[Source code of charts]

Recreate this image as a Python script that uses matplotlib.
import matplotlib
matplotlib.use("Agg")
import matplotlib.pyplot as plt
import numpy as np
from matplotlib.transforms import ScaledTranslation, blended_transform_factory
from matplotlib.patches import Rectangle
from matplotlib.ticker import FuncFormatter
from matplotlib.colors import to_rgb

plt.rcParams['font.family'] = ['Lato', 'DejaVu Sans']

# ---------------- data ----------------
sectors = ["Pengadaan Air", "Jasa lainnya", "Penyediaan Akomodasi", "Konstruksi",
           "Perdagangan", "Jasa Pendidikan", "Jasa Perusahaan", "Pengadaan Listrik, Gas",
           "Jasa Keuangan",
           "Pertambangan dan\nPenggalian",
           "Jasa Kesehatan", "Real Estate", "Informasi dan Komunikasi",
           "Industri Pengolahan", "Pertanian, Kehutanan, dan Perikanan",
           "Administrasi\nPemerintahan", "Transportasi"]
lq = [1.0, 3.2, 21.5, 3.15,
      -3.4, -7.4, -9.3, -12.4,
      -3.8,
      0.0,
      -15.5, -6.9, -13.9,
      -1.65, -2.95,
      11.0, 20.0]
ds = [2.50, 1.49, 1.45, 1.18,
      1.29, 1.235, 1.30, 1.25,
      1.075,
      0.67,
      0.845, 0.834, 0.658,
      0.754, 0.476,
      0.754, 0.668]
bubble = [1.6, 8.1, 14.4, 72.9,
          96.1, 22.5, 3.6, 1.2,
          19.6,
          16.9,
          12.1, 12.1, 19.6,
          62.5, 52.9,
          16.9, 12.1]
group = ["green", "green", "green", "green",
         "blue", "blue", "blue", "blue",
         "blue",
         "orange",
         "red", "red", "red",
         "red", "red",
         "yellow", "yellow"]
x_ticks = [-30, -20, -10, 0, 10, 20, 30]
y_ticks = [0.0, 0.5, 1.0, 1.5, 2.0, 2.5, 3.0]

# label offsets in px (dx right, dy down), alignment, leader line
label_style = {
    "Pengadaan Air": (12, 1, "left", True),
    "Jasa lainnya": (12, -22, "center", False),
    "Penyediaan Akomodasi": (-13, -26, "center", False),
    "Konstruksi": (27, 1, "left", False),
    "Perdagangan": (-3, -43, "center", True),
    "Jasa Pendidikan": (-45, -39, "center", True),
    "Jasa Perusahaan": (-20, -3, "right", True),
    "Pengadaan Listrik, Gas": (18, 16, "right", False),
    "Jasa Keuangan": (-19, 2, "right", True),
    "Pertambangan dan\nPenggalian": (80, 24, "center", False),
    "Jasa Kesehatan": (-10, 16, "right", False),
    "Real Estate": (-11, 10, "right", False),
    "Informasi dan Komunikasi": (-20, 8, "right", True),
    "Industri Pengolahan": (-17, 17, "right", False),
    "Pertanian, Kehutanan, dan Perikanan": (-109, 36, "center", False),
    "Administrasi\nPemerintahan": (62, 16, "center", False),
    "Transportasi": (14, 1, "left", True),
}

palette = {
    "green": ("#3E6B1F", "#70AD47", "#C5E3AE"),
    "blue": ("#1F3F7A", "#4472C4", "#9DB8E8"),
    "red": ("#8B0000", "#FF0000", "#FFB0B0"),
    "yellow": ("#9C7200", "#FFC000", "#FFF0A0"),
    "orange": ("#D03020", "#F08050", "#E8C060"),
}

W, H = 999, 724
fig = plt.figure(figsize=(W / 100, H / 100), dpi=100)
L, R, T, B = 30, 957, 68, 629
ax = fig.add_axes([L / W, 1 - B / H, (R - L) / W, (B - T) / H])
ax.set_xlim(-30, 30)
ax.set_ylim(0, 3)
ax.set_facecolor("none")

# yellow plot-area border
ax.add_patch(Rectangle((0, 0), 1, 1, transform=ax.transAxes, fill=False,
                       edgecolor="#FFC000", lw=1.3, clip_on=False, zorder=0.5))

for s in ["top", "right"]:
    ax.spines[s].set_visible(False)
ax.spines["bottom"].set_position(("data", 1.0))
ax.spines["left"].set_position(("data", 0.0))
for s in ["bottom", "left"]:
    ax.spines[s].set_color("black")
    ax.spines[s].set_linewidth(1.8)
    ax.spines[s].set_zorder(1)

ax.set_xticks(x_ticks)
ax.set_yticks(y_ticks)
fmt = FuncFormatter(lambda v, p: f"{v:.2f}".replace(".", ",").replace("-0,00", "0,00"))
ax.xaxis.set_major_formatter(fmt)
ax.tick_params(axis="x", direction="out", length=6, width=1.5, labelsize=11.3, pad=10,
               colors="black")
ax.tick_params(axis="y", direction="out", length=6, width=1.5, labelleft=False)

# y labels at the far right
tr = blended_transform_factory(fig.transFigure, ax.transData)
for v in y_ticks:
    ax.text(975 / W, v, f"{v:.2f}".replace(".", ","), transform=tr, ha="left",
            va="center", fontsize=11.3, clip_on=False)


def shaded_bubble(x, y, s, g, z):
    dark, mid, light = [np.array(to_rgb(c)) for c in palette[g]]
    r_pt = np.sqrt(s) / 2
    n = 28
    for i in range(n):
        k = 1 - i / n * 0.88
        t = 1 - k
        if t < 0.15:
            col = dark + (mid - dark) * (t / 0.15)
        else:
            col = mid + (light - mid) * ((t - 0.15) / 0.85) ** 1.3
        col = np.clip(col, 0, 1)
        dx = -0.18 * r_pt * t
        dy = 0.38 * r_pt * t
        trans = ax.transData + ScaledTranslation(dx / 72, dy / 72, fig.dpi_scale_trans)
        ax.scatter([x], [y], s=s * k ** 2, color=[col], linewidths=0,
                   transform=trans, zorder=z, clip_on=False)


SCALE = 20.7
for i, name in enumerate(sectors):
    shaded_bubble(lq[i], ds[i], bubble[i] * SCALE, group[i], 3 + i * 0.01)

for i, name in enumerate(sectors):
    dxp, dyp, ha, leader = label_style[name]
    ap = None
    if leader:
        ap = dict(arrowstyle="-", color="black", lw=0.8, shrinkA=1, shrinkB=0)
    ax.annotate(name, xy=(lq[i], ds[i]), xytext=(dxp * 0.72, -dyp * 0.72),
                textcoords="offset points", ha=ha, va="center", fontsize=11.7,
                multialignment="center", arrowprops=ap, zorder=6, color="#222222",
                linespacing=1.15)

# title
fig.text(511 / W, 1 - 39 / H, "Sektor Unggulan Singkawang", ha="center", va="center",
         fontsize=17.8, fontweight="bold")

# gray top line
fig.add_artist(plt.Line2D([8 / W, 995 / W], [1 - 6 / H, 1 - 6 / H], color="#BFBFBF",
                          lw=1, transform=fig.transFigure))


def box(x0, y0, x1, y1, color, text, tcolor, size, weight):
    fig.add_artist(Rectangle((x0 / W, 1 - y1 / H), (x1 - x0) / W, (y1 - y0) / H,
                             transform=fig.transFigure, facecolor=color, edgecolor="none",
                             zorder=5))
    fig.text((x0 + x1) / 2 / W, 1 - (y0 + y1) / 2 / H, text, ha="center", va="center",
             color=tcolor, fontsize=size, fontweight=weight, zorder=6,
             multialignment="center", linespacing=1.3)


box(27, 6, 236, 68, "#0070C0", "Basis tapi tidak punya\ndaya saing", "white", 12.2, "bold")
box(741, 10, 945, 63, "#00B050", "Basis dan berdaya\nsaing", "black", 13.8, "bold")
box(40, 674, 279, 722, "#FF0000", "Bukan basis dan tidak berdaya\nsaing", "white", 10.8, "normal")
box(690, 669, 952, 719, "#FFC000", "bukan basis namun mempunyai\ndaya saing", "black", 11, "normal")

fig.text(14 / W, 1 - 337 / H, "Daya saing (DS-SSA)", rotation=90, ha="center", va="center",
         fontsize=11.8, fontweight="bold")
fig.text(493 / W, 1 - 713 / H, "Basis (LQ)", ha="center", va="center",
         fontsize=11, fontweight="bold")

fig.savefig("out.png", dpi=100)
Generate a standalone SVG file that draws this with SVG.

**TO DO:** Only the lines from the start of the data to the line holding "plt.rcParams['font.family'] = ['Lato', 'DejaVu" are wanted; return them exactly, both ends included.

**IN RESPONSE:**
Recreate this image as a Python script that uses matplotlib.
import matplotlib
matplotlib.use("Agg")
import matplotlib.pyplot as plt
import numpy as np
from matplotlib.transforms import ScaledTranslation, blended_transform_factory
from matplotlib.patches import Rectangle
from matplotlib.ticker import FuncFormatter
from matplotlib.colors import to_rgb

plt.rcParams['font.family'] = ['Lato', 'DejaVu Sans']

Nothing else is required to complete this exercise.